You're right that effect size statistics for nonparametric tests usually can't be expressed in terms of variance explained.
Spearman correlation is equivalent to Pearson correlation on the ranks of the data. I suppose you could convert this, by squaring rho, to "variance of the ranks of y explained by the ranks of x", but I suspect relying the audience to understand rho is a better approach.
For Wilcoxon-Mann-Whitney, an easily understandable effect size statistic is Vargha and Delaney's A, which is simply the probability of an observation in one group being larger than an observation from the other group. This could also be used for pairs of groups in Kruskal-Wallis.
There are other effect size statistics used for nonparametric tests that can be difficult to interpret in words. For example, there is an epsilon-squared used for Kruskal-Wallis. It's a useful statistic, but not easy to interpret in words.

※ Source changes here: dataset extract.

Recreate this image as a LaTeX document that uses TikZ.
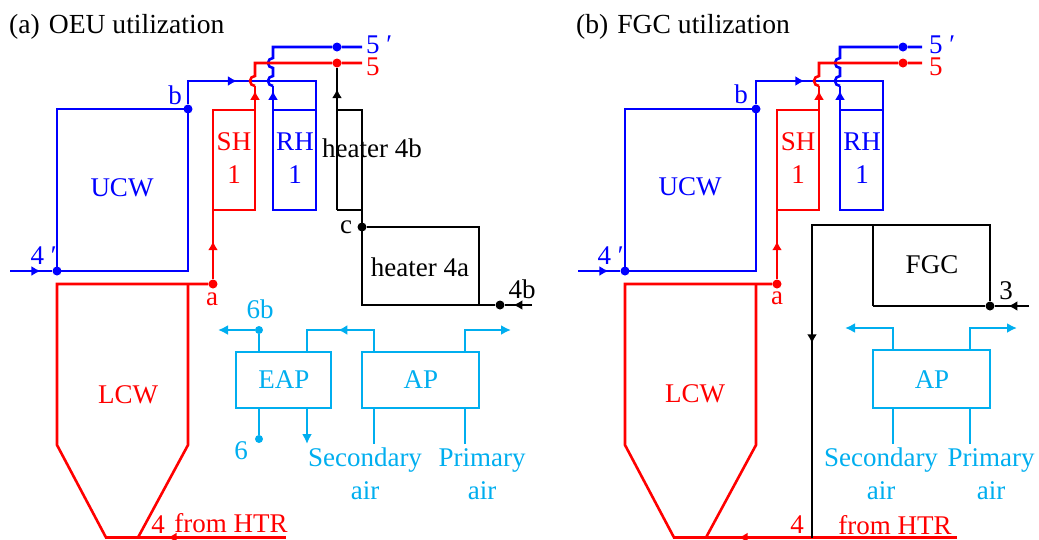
\documentclass[tikz,border=0pt]{standalone}
\usepackage{fontspec}
\setmainfont{Liberation Serif}
\usetikzlibrary{arrows.meta,decorations.markings}
\definecolor{airblue}{RGB}{0,174,239}
\tikzset{
  pipe/.style={line width=2.6pt,line join=miter},
  lbl/.style={inner sep=0pt,font=\fontsize{27}{30}\selectfont},
  titlelbl/.style={inner sep=0pt,anchor=west,font=\fontsize{27.6}{30}\selectfont},
  dot/.style={circle,fill,inner sep=0pt,minimum size=9pt},
  airbox/.style={pipe,draw=airblue,inner sep=0pt,outer sep=0pt,anchor=north west},
  endtip/.style={-{Latex[length=10pt,width=10pt]}},
  tipat/.style={postaction={decorate},decoration={markings,
    mark=at position #1 with {\arrow{Latex[length=9pt,width=10pt]}}}}
}
\newcommand{\hump}{arc[start angle=90,end angle=270,radius=5]}
\newcommand{\primed}[1]{#1\hspace{5pt}\smash{\textit{′}}}
\begin{document}
\begin{tikzpicture}[x=1pt,y=-1pt]
\useasboundingbox (0,0) rectangle (1039,539);
% panel a
\node[titlelbl] (tita) at (9,27) {(a)\hspace{9pt}OEU utilization};
% junctions a
\node[dot,blue] (d4a) at (57,271) {};
\node[dot,blue] (dba) at (188,109) {};
\node[dot,red] (daa) at (213,284) {};
\node[dot,blue] (d5pa) at (337,47) {};
\node[dot,red] (d5a) at (337,63) {};
\node[dot] (dca) at (362,227) {};
\node[dot] (d4ba) at (500,305) {};
\coordinate (xra) at (255,81);
\coordinate (xba) at (273,81);
\coordinate (xta) at (273,63);
% blue a
\coordinate (in4a) at (10,271);
\coordinate (ucwbra) at (188,271);
\coordinate (ucwtla) at (57,109);
\coordinate (rhtra) at (316,81);
\coordinate (end5pa) at (362,47);
\coordinate (cor5pa) at (273,47);
\coordinate (rhla) at (273,110);
\coordinate (rhra) at (316,110);
\coordinate (rhbla) at (273,210);
\coordinate (rhbra) at (316,210);
\draw[pipe,blue,tipat=.72] (in4a) -- (d4a);
\draw[pipe,blue] (d4a.center) -- (ucwbra) -- (dba.center) -- (ucwtla) -- (d4a.center);
\draw[pipe,blue,tipat=.8] (dba) |- (xra);
\draw[pipe,blue] (xra) -- (rhtra) -- (rhbra) -- (rhbla) -- (rhla) -- (rhra);
\draw[pipe,blue,tipat=.8] (rhla) -- ([yshift=-5pt]xba);
\draw[pipe,blue] ([yshift=-5pt]xba) \hump -- ([yshift=-5pt]xta) \hump -- (cor5pa) -- (d5pa) -- (end5pa);
% red a
\coordinate (lcwtla) at (57,284);
\coordinate (lcwbla) at (57,445);
\coordinate (lcwtra) at (188,284);
\coordinate (lcwbra) at (188,445);
\coordinate (botla) at (106,537.5);
\coordinate (botra) at (138,537.5);
\coordinate (enda) at (286,537.5);
\coordinate (shtla) at (213,110);
\coordinate (shtra) at (255,110);
\coordinate (shbla) at (213,210);
\coordinate (shbra) at (255,210);
\coordinate (cor5a) at (255,63);
\coordinate (end5a) at (362,63);
\draw[pipe,red,tipat=.55] (daa) -- (shbla);
\draw[pipe,red] (shbla) -- (shtla) -- (shtra) -- (shbra) -- (shbla);
\draw[pipe,red,tipat=.8] (shtra) -- ([yshift=-5pt]xra);
\draw[pipe,red] ([yshift=-5pt]xra) \hump -- (cor5a) -- (d5a) -- (end5a);
\draw[pipe,red] (daa) -- (lcwtla) -- (lcwbla) -- (botla) -- (botra);
\draw[pipe,red] (lcwtra) -- (lcwbra) -- (botra);
\draw[pipe,red,tipat=.8] (enda) -- (botra);
% black a
\coordinate (h4bla) at (337,110);
\coordinate (h4bra) at (362,110);
\coordinate (h4bba) at (337,210);
\coordinate (h4brb) at (362,210);
\coordinate (h4atr) at (479,227);
\coordinate (h4abr) at (479,305);
\coordinate (h4abl) at (362,305);
\coordinate (in4ba) at (532,305);
\draw[pipe,tipat=.85] (h4bba) -- (d5a);
\draw[pipe] (h4bba) -- (h4brb) -- (h4bra) -- (h4bla);
\draw[pipe] (h4bra) -- (h4abl) -- (d4ba);
\draw[pipe] (dca) -- (h4atr) -- (h4abr);
\draw[pipe,tipat=.68] (in4ba) -- (d4ba);
% air a
\node[airbox,minimum width=95pt,minimum height=56pt] (eap) at (236,352) {};
\node[airbox,minimum width=117pt,minimum height=56pt] (apa) at (362,352) {};
\node[dot,airblue,minimum size=8pt] (d6ba) at (259,330) {};
\node[dot,airblue,minimum size=8pt] (d6a) at (259,439) {};
\coordinate (o6ba) at (218,330);
\coordinate (eaptr) at (307,352);
\coordinate (eapcr) at (307,330);
\coordinate (eapbr) at (307,408);
\coordinate (eapdn) at (307,444);
\coordinate (apcl) at (374,330);
\coordinate (aptl) at (374,352);
\coordinate (apbl) at (374,408);
\coordinate (secl) at (374,444);
\coordinate (aptr) at (465,352);
\coordinate (apcr) at (465,330);
\coordinate (apbr) at (465,408);
\coordinate (prir) at (465,444);
\coordinate (oaa) at (511,330);
\draw[pipe,airblue] (d6ba) -- (eap.north -| d6ba);
\draw[pipe,airblue] (d6a) -- (eap.south -| d6a);
\draw[pipe,airblue,endtip] (d6ba) -- (o6ba);
\draw[pipe,airblue,tipat=.52] (aptl) -- (apcl) -- (eapcr) -- (eaptr);
\draw[pipe,airblue,endtip] (eapbr) -- (eapdn);
\draw[pipe,airblue] (apbl) -- (secl);
\draw[pipe,airblue] (apbr) -- (prir);
\draw[pipe,airblue,endtip] (aptr) -- (apcr) -- (oaa);
% labels a
\node[lbl,blue] (ucwa) at (122,188) {UCW};
\node[lbl,red] (lcwa) at (128,395) {LCW};
\node[lbl,red] (sha) at (234,142) {SH};
\node[lbl,red] (sh1a) at (234,175) {1};
\node[lbl,blue] (rha) at (295,142) {RH};
\node[lbl,blue] (rh1a) at (295,175) {1};
\node[lbl] (h4b) at (372,148) {heater 4b};
\node[lbl] (h4a) at (420,267) {heater 4a};
\node[lbl,blue,anchor=west] (l5pa) at (366,45) {\primed{5}};
\node[lbl,red,anchor=west] (l5a) at (366,67) {5};
\node[lbl,blue] (l4pa) at (43,256) {\primed{4}};
\node[lbl,blue] (lba) at (175,95) {b};
\node[lbl,red] (laa) at (212,299) {a};
\node[lbl] (lca) at (346,227) {c};
\node[lbl] (l4ba) at (522,289) {4b};
\node[lbl,red] (l4a) at (158,525) {4};
\node[lbl,red] (fha) at (231,523) {from HTR};
\node[lbl,airblue] (l6ba) at (260,309) {6b};
\node[lbl,airblue] (l6a) at (241,451) {6};
\node[lbl,airblue] (leap) at (284,380) {EAP};
\node[lbl,airblue] (lapa) at (421,380) {AP};
\node[lbl,airblue] (lseca) at (365,460) {Secondary};
\node[lbl,airblue] (lsaa) at (365,491) {air};
\node[lbl,airblue] (lpria) at (482,460) {Primary};
\node[lbl,airblue] (lpaa) at (482,491) {air};
% panel b
\node[titlelbl] (titb) at (576,27) {(b)\hspace{9pt}FGC utilization};
\node[dot,blue] (d4b) at (625,271) {};
\node[dot,blue] (dbb) at (756,109) {};
\node[dot,red] (dab) at (777,284) {};
\node[dot,blue] (d5pb) at (903,47) {};
\node[dot,red] (d5b) at (903,63) {};
\node[dot] (d3b) at (990,306) {};
\coordinate (xrb) at (819,81);
\coordinate (xbb) at (840,81);
\coordinate (xtb) at (840,63);
% blue b
\coordinate (in4b) at (578,271);
\coordinate (ucwbrb) at (756,271);
\coordinate (ucwtlb) at (625,109);
\coordinate (rhtrb) at (883,81);
\coordinate (end5pb) at (922,47);
\coordinate (cor5pb) at (840,47);
\coordinate (rhlb) at (840,110);
\coordinate (rhrb) at (883,110);
\coordinate (rhblb) at (840,210);
\coordinate (rhbrb) at (883,210);
\draw[pipe,blue,tipat=.72] (in4b) -- (d4b);
\draw[pipe,blue] (d4b.center) -- (ucwbrb) -- (dbb.center) -- (ucwtlb) -- (d4b.center);
\draw[pipe,blue,tipat=.83] (dbb) |- (xrb);
\draw[pipe,blue] (xrb) -- (rhtrb) -- (rhbrb) -- (rhblb) -- (rhlb) -- (rhrb);
\draw[pipe,blue,tipat=.8] (rhlb) -- ([yshift=-5pt]xbb);
\draw[pipe,blue] ([yshift=-5pt]xbb) \hump -- ([yshift=-5pt]xtb) \hump -- (cor5pb) -- (d5pb) -- (end5pb);
% red b
\coordinate (lcwtlb) at (625,284);
\coordinate (lcwblb) at (625,445);
\coordinate (lcwtrb) at (756,284);
\coordinate (lcwbrb) at (756,445);
\coordinate (botlb) at (674,537.5);
\coordinate (botrb) at (706,537.5);
\coordinate (endb) at (957,537.5);
\coordinate (shtlb) at (777,110);
\coordinate (shtrb) at (819,110);
\coordinate (shblb) at (777,210);
\coordinate (shbrb) at (819,210);
\coordinate (cor5b) at (819,63);
\coordinate (end5b) at (922,63);
\draw[pipe,red,tipat=.55] (dab) -- (shblb);
\draw[pipe,red] (shblb) -- (shtlb) -- (shtrb) -- (shbrb) -- (shblb);
\draw[pipe,red,tipat=.8] (shtrb) -- ([yshift=-5pt]xrb);
\draw[pipe,red] ([yshift=-5pt]xrb) \hump -- (cor5b) -- (d5b) -- (end5b);
\draw[pipe,red] (dab) -- (lcwtlb) -- (lcwblb) -- (botlb) -- (botrb);
\draw[pipe,red] (lcwtrb) -- (lcwbrb) -- (botrb);
\draw[pipe,red,tipat=.87] (endb) -- (botrb);
% black b
\coordinate (fgctop) at (873,225);
\coordinate (fgcbl) at (873,306);
\coordinate (fgctr) at (990,225);
\coordinate (fgcout) at (812,225);
\coordinate (fgcdn) at (812,537.5);
\coordinate (in3b) at (1029,306);
\draw[pipe] (fgcbl) -- (fgctop) -- (fgctr) -- (d3b) -- (fgcbl);
\draw[pipe,tipat=.48] (fgctop) -- (fgcout) -- (fgcdn);
\draw[pipe,tipat=.6] (in3b) -- (d3b);
% air b
\node[airbox,minimum width=117pt,minimum height=58pt] (apb) at (873,350) {};
\coordinate (bptl) at (893,350);
\coordinate (bpcl) at (893,328);
\coordinate (obl) at (845,328);
\coordinate (bpbl) at (893,408);
\coordinate (bsecl) at (893,444);
\coordinate (bptr) at (970,350);
\coordinate (bpcr) at (970,328);
\coordinate (obr) at (1017,328);
\coordinate (bpbr) at (970,408);
\coordinate (bprir) at (970,444);
\draw[pipe,airblue,endtip] (bptl) -- (bpcl) -- (obl);
\draw[pipe,airblue,endtip] (bptr) -- (bpcr) -- (obr);
\draw[pipe,airblue] (bpbl) -- (bsecl);
\draw[pipe,airblue] (bpbr) -- (bprir);
% labels b
\node[lbl,blue] (ucwb) at (690,187) {UCW};
\node[lbl,red] (lcwb) at (695,394) {LCW};
\node[lbl,red] (shb) at (798,142) {SH};
\node[lbl,red] (sh1b) at (798,175) {1};
\node[lbl,blue] (rhb) at (862,142) {RH};
\node[lbl,blue] (rh1b) at (862,175) {1};
\node[lbl] (lfgc) at (932,265) {FGC};
\node[lbl] (l3b) at (1006,291) {3};
\node[lbl,blue,anchor=west] (l5pb) at (929,45) {\primed{5}};
\node[lbl,red,anchor=west] (l5b) at (929,67) {5};
\node[lbl,blue] (l4pb) at (610,256) {\primed{4}};
\node[lbl,blue] (lbb) at (741,94) {b};
\node[lbl,red] (lab) at (777,298) {a};
\node[lbl,red] (l4b) at (797,525) {4};
\node[lbl,red] (fhb) at (895,525) {from HTR};
\node[lbl,airblue] (lapb) at (932,380) {AP};
\node[lbl,airblue] (lsecb) at (881,460) {Secondary};
\node[lbl,airblue] (lsab) at (881,491) {air};
\node[lbl,airblue] (lprib) at (991,460) {Primary};
\node[lbl,airblue] (lpab) at (991,491) {air};
\end{tikzpicture}
\end{document}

There is also an "eta-squared" used for Kruskal-Wallis, which is supposed to be more related to the usual eta-squared for an anova on the ranks of the y variable. (eta-squared is the same as the r-squared from an anova). But I'm not that enamoured with this statistic.
Likewise there is an "r" commonly used for Wilcoxon-Mann-Whitney, but it doesn't have great properties for an effect size statistic. It's better to use Vargha and Delaney's A, Cliff's delta, or rank biserial correlation.